GIVEN EXERCISE: Collect every line below that contains the word "this".

SOURCE RECORDS:
↓
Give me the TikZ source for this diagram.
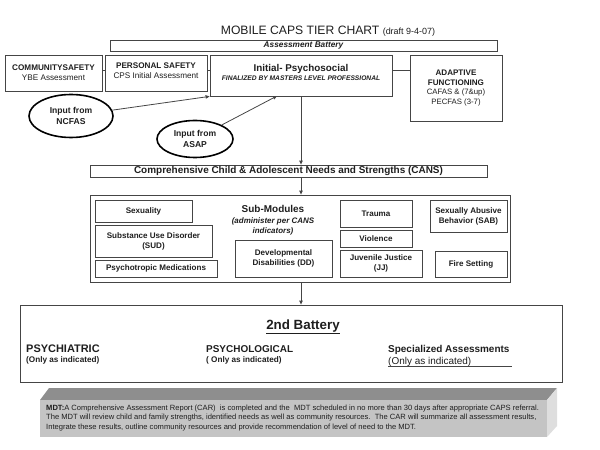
↑
↓
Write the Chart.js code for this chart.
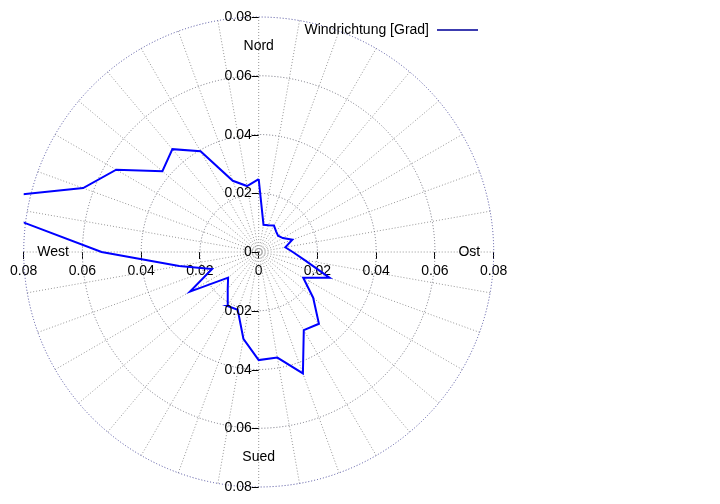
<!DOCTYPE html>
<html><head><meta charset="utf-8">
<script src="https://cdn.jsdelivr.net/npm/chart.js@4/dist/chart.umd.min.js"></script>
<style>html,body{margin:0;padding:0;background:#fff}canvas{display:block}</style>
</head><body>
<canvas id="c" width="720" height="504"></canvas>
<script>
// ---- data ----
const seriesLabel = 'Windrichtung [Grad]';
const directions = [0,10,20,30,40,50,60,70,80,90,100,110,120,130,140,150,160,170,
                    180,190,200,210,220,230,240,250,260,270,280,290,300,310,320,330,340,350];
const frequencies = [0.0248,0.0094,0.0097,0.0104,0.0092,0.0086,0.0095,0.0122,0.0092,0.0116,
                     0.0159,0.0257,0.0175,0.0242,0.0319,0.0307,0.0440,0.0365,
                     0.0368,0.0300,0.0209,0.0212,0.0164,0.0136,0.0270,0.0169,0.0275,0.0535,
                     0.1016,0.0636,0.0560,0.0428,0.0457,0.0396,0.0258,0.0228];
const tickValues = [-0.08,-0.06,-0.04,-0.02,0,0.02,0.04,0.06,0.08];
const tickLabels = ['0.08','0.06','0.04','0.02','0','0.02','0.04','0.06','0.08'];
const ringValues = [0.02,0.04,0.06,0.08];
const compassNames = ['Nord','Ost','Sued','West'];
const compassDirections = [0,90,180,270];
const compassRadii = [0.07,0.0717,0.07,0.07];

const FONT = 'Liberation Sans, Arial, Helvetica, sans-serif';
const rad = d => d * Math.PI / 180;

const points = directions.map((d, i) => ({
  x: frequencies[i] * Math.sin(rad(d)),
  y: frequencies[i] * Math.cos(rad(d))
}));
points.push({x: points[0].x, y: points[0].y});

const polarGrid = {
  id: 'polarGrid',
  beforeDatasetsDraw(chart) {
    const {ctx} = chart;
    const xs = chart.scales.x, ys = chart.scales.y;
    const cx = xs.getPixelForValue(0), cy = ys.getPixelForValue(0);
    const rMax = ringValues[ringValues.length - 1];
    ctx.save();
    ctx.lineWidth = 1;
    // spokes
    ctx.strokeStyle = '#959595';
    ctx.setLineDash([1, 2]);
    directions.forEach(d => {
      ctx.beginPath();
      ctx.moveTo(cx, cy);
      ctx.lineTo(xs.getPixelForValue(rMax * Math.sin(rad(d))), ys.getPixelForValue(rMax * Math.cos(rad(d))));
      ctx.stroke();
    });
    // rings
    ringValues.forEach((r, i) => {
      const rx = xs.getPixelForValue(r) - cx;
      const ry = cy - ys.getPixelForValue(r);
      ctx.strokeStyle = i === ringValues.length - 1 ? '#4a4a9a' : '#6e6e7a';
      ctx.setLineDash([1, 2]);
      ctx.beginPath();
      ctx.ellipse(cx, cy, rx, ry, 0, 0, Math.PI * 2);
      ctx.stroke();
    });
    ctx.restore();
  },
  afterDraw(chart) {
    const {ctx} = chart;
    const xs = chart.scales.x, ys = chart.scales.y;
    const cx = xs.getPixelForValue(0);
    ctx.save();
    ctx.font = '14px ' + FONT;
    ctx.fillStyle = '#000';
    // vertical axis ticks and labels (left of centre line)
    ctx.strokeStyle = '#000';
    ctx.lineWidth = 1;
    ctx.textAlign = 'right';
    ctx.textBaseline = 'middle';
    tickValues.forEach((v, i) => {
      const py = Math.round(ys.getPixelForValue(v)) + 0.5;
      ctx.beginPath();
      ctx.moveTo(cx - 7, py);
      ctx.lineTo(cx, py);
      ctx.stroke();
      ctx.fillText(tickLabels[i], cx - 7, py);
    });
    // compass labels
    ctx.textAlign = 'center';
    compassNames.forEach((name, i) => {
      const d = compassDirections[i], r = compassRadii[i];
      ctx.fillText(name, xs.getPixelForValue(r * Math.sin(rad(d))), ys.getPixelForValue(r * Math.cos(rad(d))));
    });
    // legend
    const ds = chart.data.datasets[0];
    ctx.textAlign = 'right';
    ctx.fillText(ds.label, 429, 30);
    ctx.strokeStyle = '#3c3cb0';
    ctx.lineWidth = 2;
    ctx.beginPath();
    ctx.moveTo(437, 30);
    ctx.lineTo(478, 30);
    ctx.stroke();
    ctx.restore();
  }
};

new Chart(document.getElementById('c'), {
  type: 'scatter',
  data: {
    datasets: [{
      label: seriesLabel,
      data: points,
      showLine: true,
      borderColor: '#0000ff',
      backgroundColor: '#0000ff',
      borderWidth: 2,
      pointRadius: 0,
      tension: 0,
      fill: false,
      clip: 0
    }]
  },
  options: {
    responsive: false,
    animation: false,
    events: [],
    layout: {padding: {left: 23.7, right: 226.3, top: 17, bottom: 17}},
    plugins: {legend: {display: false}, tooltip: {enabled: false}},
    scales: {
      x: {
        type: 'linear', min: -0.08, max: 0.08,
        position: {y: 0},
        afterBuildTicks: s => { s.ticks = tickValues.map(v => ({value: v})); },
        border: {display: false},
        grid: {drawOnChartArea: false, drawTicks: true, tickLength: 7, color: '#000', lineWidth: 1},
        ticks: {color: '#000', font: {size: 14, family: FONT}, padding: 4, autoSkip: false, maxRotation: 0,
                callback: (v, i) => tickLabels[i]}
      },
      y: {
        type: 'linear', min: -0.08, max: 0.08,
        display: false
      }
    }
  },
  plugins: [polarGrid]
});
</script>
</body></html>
↑
RESPONSE TO THE TASK:
Give me the TikZ source for this diagram.
Write the Chart.js code for this chart.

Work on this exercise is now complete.